Gottes Wort wieder ins Zentrum rücken

Ich bin mit Holger Lahayne einig, dass Bill Hybels "ein integrer Pastor mit einem großem Herz für Evangelisation und die Gemeinde ist". Was mir jedoch schon am Leiterkongress 2008 Sorgen bereitete, war die tangentiale Berührung mit Gottes Wort. Es wurde kein einziger Bibelabschnitt ausgelegt. Dafür gab es jedoch eine Menge Management- und How to-Präsentationen. Dass man an einem solchen Grossanlass kaum die Bibel aufschlägt, hat aus meiner Sicht zwei fatale Konsequenzen. Man zeigt den vielen Teilnehmern, dass sie für das Leben kaum Bedeutung hat. Und man kann die Inhalte problemlos ersetzen, denn sie spielen nur eine untergeordnete Rolle.
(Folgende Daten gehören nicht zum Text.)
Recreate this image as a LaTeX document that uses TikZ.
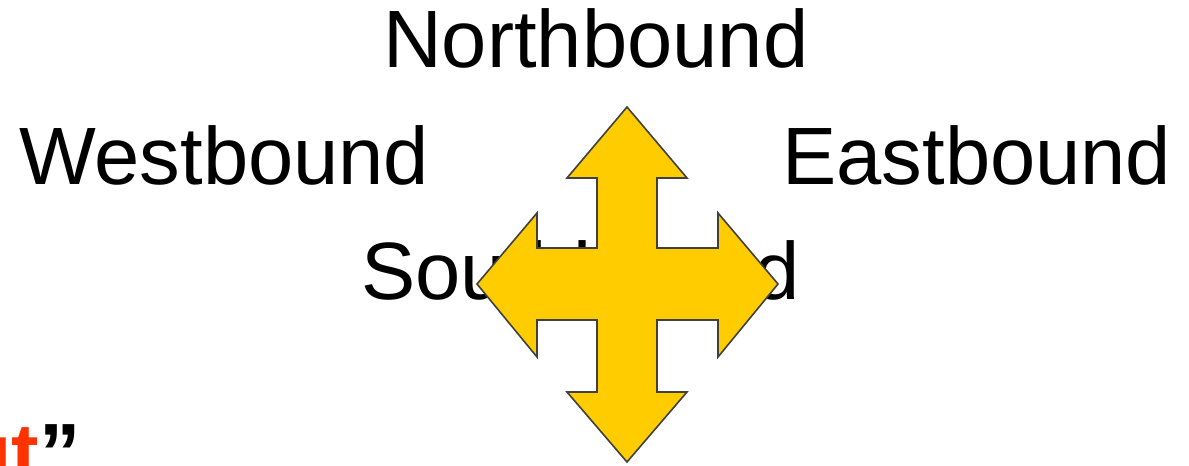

Eine zentrale Rolle für die Neuorientierung spielen die Auslegungspredigten. Das reformatorische Netzwerk Evangelium21 hat hier verschiedene Artikel zur Verfügung gestellt. Geben wir Gott das Mikrofon zurück: "Lasst uns also unsere Prediger ermutigen, Gott das Mikrofon zu geben, indem sie uns die Bücher der Bibel erklären. Lasst uns niemals mit 'Lifestyle-Tipps' zufrieden sein!"

Vom 10. – 12. März findet in Hamburg die E21-Konferenz "Gott bei seinem Wort nehmen" statt. Im gleichnamigen Buch fasst der Konferenzredner Kevin DeYoung zusammen.

Die Bibel enthält alles, was wir für die Errettung und ein gottesfürchtiges Leben benötigen. Wir brauchen keine neue Offenbarung vom Himmel (Genugsamkeit). Die rettende Botschaft von Jesus Christus ist ausdrücklich in der Heiligen Schrift gelehrt und kann von allen verstanden werden, die dafür ein Gehör haben. Wir brauchen kein offizielles Magisterium, das uns auslegt, was die Bibel dazu sagt (Klarheit). Das letzte Wort gehört immer Gott. Wir dürfen der Wissenschaft, der menschlichen Erfahrung oder kirchlichen Konzilien nie den Vorrang vor der Schrift geben (Autorität). Die allgemeine Offenbarung rettet nicht. Wir können Gott nicht ausreichend durch persönliche Erfahrung oder menschlichen Verstand erkennen. Wir brauchen Gottes Wort, das uns darüber lehrt, wie wir leben sollen, wer Christus ist, und wie wir gerettet werden sollen (Notwendigkeit).